_Short exercise_:
Extract only the first line of the listing and every line after it up to and including the one with "XAxis, YAxis, Legend". Omit the pictures.

------

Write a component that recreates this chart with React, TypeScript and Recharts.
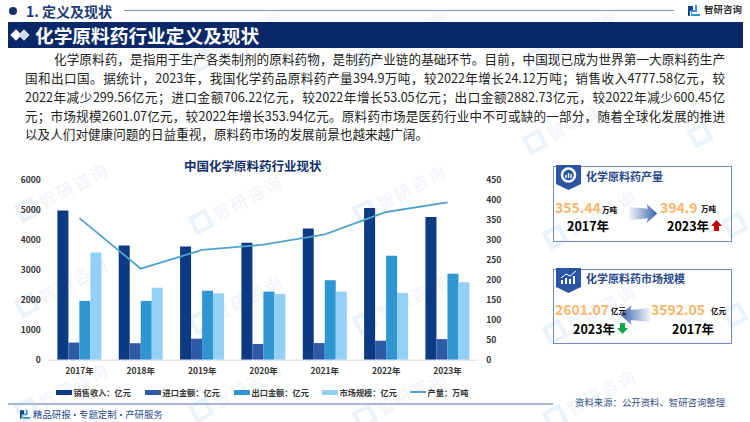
import React from "react";
import { ComposedChart, Bar, Line, XAxis, YAxis, Legend } from "recharts";

const years = ["2017年", "2018年", "2019年", "2020年", "2021年", "2022年", "2023年"];
const sales = [4990, 3830, 3790, 3920, 4390, 5077, 4777.58];
const imports = [590, 570, 720, 545, 575, 653.17, 706.22];
const exportsAmt = [1980, 1980, 2320, 2290, 2670, 3483.18, 2882.73];
const market = [3592.05, 2420, 2230, 2215, 2290, 2247.13, 2601.07];
const output = [355.44, 229, 276, 289, 315, 370.78, 394.9];
const leftTicks = [0, 1000, 2000, 3000, 4000, 5000, 6000];
const rightTicks = [0, 50, 100, 150, 200, 250, 300, 350, 400, 450];
const bodyLines = [
  "化学原料药，是指用于生产各类制剂的原料药物，是制药产业链的基础环节。目前，中国现已成为世界第一大原料药生产",
  "国和出口国。据统计，2023年，我国化学药品原料药产量394.9万吨，较2022年增长24.12万吨；销售收入4777.58亿元，较",
  "2022年减少299.56亿元；进口金额706.22亿元，较2022年增长53.05亿元；出口金额2882.73亿元，较2022年减少600.45亿",
  "元；市场规模2601.07亿元，较2022年增长353.94亿元。原料药市场是医药行业中不可或缺的一部分，随着全球化发展的推进",
  "以及人们对健康问题的日益重视，原料药市场的发展前景也越来越广阔。",
];
const chartData = years.map((year, i) => ({
  year,
  sales: sales[i],
  imports: imports[i],
  exportsAmt: exportsAmt[i],
  market: market[i],
  output: output[i],
}));

const FONT = '"Noto Sans CJK SC", "Noto Sans", sans-serif';
const NAVY = "#0a2868";
const ORANGE = "#fbb66c";

type TP = { x: number; y: number; s: number; c?: string; b?: boolean; children: React.ReactNode; ws?: number };
const T = ({ x, y, s, c = "#000", b = false, children, ws = 0 }: TP) => (
  <div
    style={{
      position: "absolute",
      left: x,
      top: y,
      transform: "translateY(-50%)",
      fontSize: s,
      lineHeight: 1.2,
      color: c,
      fontWeight: b ? 700 : 400,
      whiteSpace: "nowrap",
      wordSpacing: ws,
    }}
  >
    {children}
  </div>
);

const Box = ({ x, y, w, h, c, extra }: { x: number; y: number; w: number; h: number; c: string; extra?: React.CSSProperties }) => (
  <div style={{ position: "absolute", left: x, top: y, width: w, height: h, background: c, ...extra }} />
);

const markPositions = [
  [12, 178], [12, 273], [12, 378], [186, 28], [186, 190], [186, 290], [186, 378],
  [350, 28], [350, 180], [350, 290], [350, 385], [520, 28], [520, 110], [540, 205], [540, 300],
  [540, 385],
];
const markLogoOnly = [
  [690, 125], [725, 215], [725, 305],
];

const Watermark = ({ x, y, logoOnly }: { x: number; y: number; logoOnly?: boolean }) => (
  <div
    style={{
      position: "absolute",
      left: x,
      top: y,
      transform: "rotate(-28deg)",
      display: "flex",
      alignItems: "center",
      gap: 5,
      color: "#f0f3f8",
      fontSize: 17,
      letterSpacing: 2,
      whiteSpace: "nowrap",
    }}
  >
    <span style={{ width: 20, height: 20, border: "4px solid #eaf2fa", boxSizing: "border-box", display: "inline-block" }} />
    {logoOnly ? null : "智研咨询"}
  </div>
);

const legendItems = [
  { label: "销售收入：亿元", color: "#0d3a85", x: 56, kind: "bar" },
  { label: "进口金额：亿元", color: "#2f5aa8", x: 145, kind: "bar" },
  { label: "出口金额：亿元", color: "#2f95d3", x: 234, kind: "bar" },
  { label: "市场规模：亿元", color: "#93d0f5", x: 322, kind: "bar" },
  { label: "产量：万吨", color: "#4fa3cc", x: 410, kind: "line" },
];

const ChartLegend = () => (
  <div style={{ position: "relative", width: 540, height: 16 }}>
    {legendItems.map((it) => (
      <div key={it.label} style={{ position: "absolute", left: it.x, top: 0, display: "flex", alignItems: "center", height: 16 }}>
        <span
          style={{
            display: "inline-block",
            width: 16,
            height: it.kind === "bar" ? 5 : 2,
            background: it.color,
            marginRight: 1.5,
          }}
        />
        <span style={{ fontSize: 8.2, fontWeight: 700, color: "#333", whiteSpace: "nowrap" }}>{it.label}</span>
      </div>
    ))}
  </div>
);

const GradArrow = ({ x, y, w, h, dir, id }: { x: number; y: number; w: number; h: number; dir: "r" | "l"; id: string }) => (
  <svg style={{ position: "absolute", left: x, top: y }} width={w} height={h} viewBox="0 0 30 20">
    <defs>
      <linearGradient id={id} x1={dir === "r" ? "0" : "1"} x2={dir === "r" ? "1" : "0"} y1="0" y2="0">
        <stop offset="0" stopColor="#2f5aa8" stopOpacity="0.05" />
        <stop offset="1" stopColor="#2f5aa8" stopOpacity="0.95" />
      </linearGradient>
    </defs>
    <path
      d={dir === "r" ? "M0 3 L20 5 L19 0 L30 10 L19 20 L20 15 L0 17 Z" : "M30 3 L10 5 L11 0 L0 10 L11 20 L10 15 L30 17 Z"}
      fill={`url(#${id})`}
    />
  </svg>
);

const Ribbon = ({ x, y, children }: { x: number; y: number; children: React.ReactNode }) => (
  <svg style={{ position: "absolute", left: x, top: y }} width={25} height={25} viewBox="0 0 25 25">
    <path d="M0 0 H25 V19 L12.5 25 L0 19 Z" fill="#2a55a3" />
    {children}
  </svg>
);

const VArrow = ({ x, y, c, up }: { x: number; y: number; c: string; up: boolean }) => (
  <svg style={{ position: "absolute", left: x, top: y }} width={11} height={11} viewBox="0 0 11 11">
    <path d={up ? "M5.5 0 L11 6 H8 V11 H3 V6 H0 Z" : "M5.5 11 L11 5 H8 V0 H3 V5 H0 Z"} fill={c} />
  </svg>
);

const Card = ({ y, h }: { y: number; h: number }) => (
  <div style={{ position: "absolute", left: 553, top: y, width: 179, height: h, border: "1px solid #6e8bc4", boxSizing: "border-box" }} />
);

export default function App() {
  return (
    <div style={{ position: "absolute", left: 0, top: 0, width: 750, height: 422, overflow: "hidden", background: "#fff", fontFamily: FONT }}>
      {markPositions.map(([x, y], i) => (
        <Watermark key={i} x={x} y={y} />
      ))}
      {markLogoOnly.map(([x, y], i) => (
        <Watermark key={i} x={x} y={y} logoOnly />
      ))}

      {/* header */}
      <Box x={9} y={7} w={8} h={8} c="#12306a" extra={{ borderRadius: "50%" }} />
      <T x={26} y={10.5} s={14} c="#1b3b78" b>1. 定义及现状</T>
      <Box x={124} y={9.5} w={550} h={1} c="#7d97c7" />
      <svg style={{ position: "absolute", left: 688, top: 5 }} width={12} height={12} viewBox="0 0 12 12">
        <path d="M0 1 H5 V6 H2 V11 H0 Z" fill="#17418f" />
        <path d="M7 0 H9 V7 H4 V9 H12 V11 H3 V5 H7 Z" fill="#2f95d3" />
      </svg>
      <T x={704} y={10} s={9.5} c="#333" b>智研咨询</T>

      <Box x={8} y={22} w={735} h={26} c={NAVY} />
      <Box x={12} y={31} w={8} h={8} c="#fff" extra={{ transform: "rotate(45deg)" }} />
      <Box x={20} y={31} w={8} h={8} c="#d5dcec" extra={{ transform: "rotate(45deg)" }} />
      <T x={35} y={35} s={18.7} c="#fff" b>化学原料药行业定义及现状</T>

      {/* body text */}
      {bodyLines.map((line, i) => (
        <div
          key={i}
          style={{
            position: "absolute",
            left: i === 0 ? 54 : 25,
            top: 59 + i * 18.85,
            transform: "translateY(-50%)",
            width: i === 4 ? undefined : i === 0 ? 671 : 700,
            fontSize: 12.6,
            lineHeight: 1.2,
            color: "#222",
            whiteSpace: "nowrap",
            textAlign: i === 4 ? "left" : "justify",
            textAlignLast: i === 4 ? "left" : "justify",
          }}
        >
          {line}
        </div>
      ))}

      {/* chart */}
      <T x={184} y={165} s={12.5} c="#12306a" b>中国化学原料药行业现状</T>
      <div style={{ position: "absolute", left: 0, top: 151 }}>
        <ComposedChart
          width={540}
          height={250}
          data={chartData}
          margin={{ top: 29.3, right: 0, bottom: 4.7, left: 0 }}
          barGap={0}
          barCategoryGap="14%"
          style={{ fontFamily: FONT }}
        >
          <XAxis
            dataKey="year"
            axisLine={{ stroke: "#e4e6ea", strokeWidth: 1.5 }}
            tickLine={false}
            height={20}
            tick={{ fontSize: 8.5, fontWeight: 700, fill: "#333" }}
            interval={0}
          />
          <YAxis
            yAxisId="left"
            width={48.8}
            domain={[0, 6000]}
            ticks={leftTicks}
            axisLine={false}
            tickLine={false}
            tick={{ fontSize: 8.5, fontWeight: 700, fill: "#333" }}
          />
          <YAxis
            yAxisId="right"
            orientation="right"
            width={61.8}
            domain={[0, 450]}
            ticks={rightTicks}
            axisLine={false}
            tickLine={false}
            tick={{ fontSize: 8.5, fontWeight: 700, fill: "#333" }}
          />
          <Bar yAxisId="left" dataKey="sales" name="销售收入：亿元" fill="#0d3a85" isAnimationActive={false} />
          <Bar yAxisId="left" dataKey="imports" name="进口金额：亿元" fill="#2f5aa8" isAnimationActive={false} />
          <Bar yAxisId="left" dataKey="exportsAmt" name="出口金额：亿元" fill="#2f95d3" isAnimationActive={false} />
          <Bar yAxisId="left" dataKey="market" name="市场规模：亿元" fill="#93d0f5" isAnimationActive={false} />
          <Line
            yAxisId="right"
            type="linear"
            dataKey="output"
            name="产量：万吨"
            stroke="#4fa3cc"
            strokeWidth={1.8}
            dot={false}
            isAnimationActive={false}
          />
          <Legend content={<ChartLegend />} wrapperStyle={{ left: 0, top: 233, width: 540, height: 16 }} />
        </ComposedChart>
      </div>

      {/* card 1 */}
      <Card y={166} h={76} />
      <Ribbon x={556} y={165}>
        <circle cx="12.5" cy="10" r="6.5" fill="none" stroke="#fff" strokeWidth="2.5" />
        <path d="M10 13 V10 M12.5 13 V8 M15 13 V9" stroke="#fff" strokeWidth="1.4" />
      </Ribbon>
      <T x={586} y={177} s={11} c="#2a4a8c" b>化学原料药产量</T>
      <T x={555} y={207} s={14} c={ORANGE} b>355.44</T>
      <T x={602} y={209} s={7.5} b>万吨</T>
      <T x={567} y={225} s={12.5} b>2017年</T>
      <GradArrow x={628} y={204} w={30} h={19} dir="r" id="g1" />
      <T x={660} y={207} s={14} c={ORANGE} b>394.9</T>
      <T x={701} y={208} s={7.5} b>万吨</T>
      <T x={667} y={225} s={12.5} b>2023年</T>
      <VArrow x={711} y={220} c="#c00000" up />

      {/* card 2 */}
      <Card y={269} h={75} />
      <Ribbon x={556} y={268}>
        <path d="M6 16 V12 M10 16 V10 M14 16 V11 M18 16 V8" stroke="#fff" strokeWidth="2" />
        <path d="M5 10 L10 6 L14 8 L20 3" stroke="#fff" strokeWidth="1" fill="none" />
      </Ribbon>
      <T x={586} y={279} s={11} c="#2a4a8c" b>化学原料药市场规模</T>
      <T x={555} y={309} s={14} c={ORANGE} b>2601.07</T>
      <GradArrow x={620} y={305} w={31} h={20} dir="l" id="g2" />
      <T x={611} y={310} s={7.5} b>亿元</T>
      <T x={651} y={309} s={14} c={ORANGE} b>3592.05</T>
      <T x={711} y={310} s={7.5} b>亿元</T>
      <T x={573} y={328} s={12.5} b>2023年</T>
      <VArrow x={617} y={323} c="#12a84a" up={false} />
      <T x={672} y={328} s={12.5} b>2017年</T>

      {/* footer */}
      <Box x={8} y={403} w={545} h={2} c="#a9b7d9" />
      <svg style={{ position: "absolute", left: 20, top: 409 }} width={10} height={11} viewBox="0 0 12 12">
        <path d="M0 1 H5 V6 H2 V11 H0 Z" fill="#17418f" />
        <path d="M7 0 H9 V7 H4 V9 H12 V11 H3 V5 H7 Z" fill="#2f95d3" />
      </svg>
      <T x={33} y={415} s={9.4} c="#2a4a8c" ws={-2.5}>精品研报 · 专题定制 · 产研服务</T>
      <T x={575} y={403} s={9.4} c="#36507f">资料来源：公开资料、智研咨询整理</T>
    </div>
  );
}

------

_Exercise answer_:
Write a component that recreates this chart with React, TypeScript and Recharts.
import React from "react";
import { ComposedChart, Bar, Line, XAxis, YAxis, Legend } from "recharts";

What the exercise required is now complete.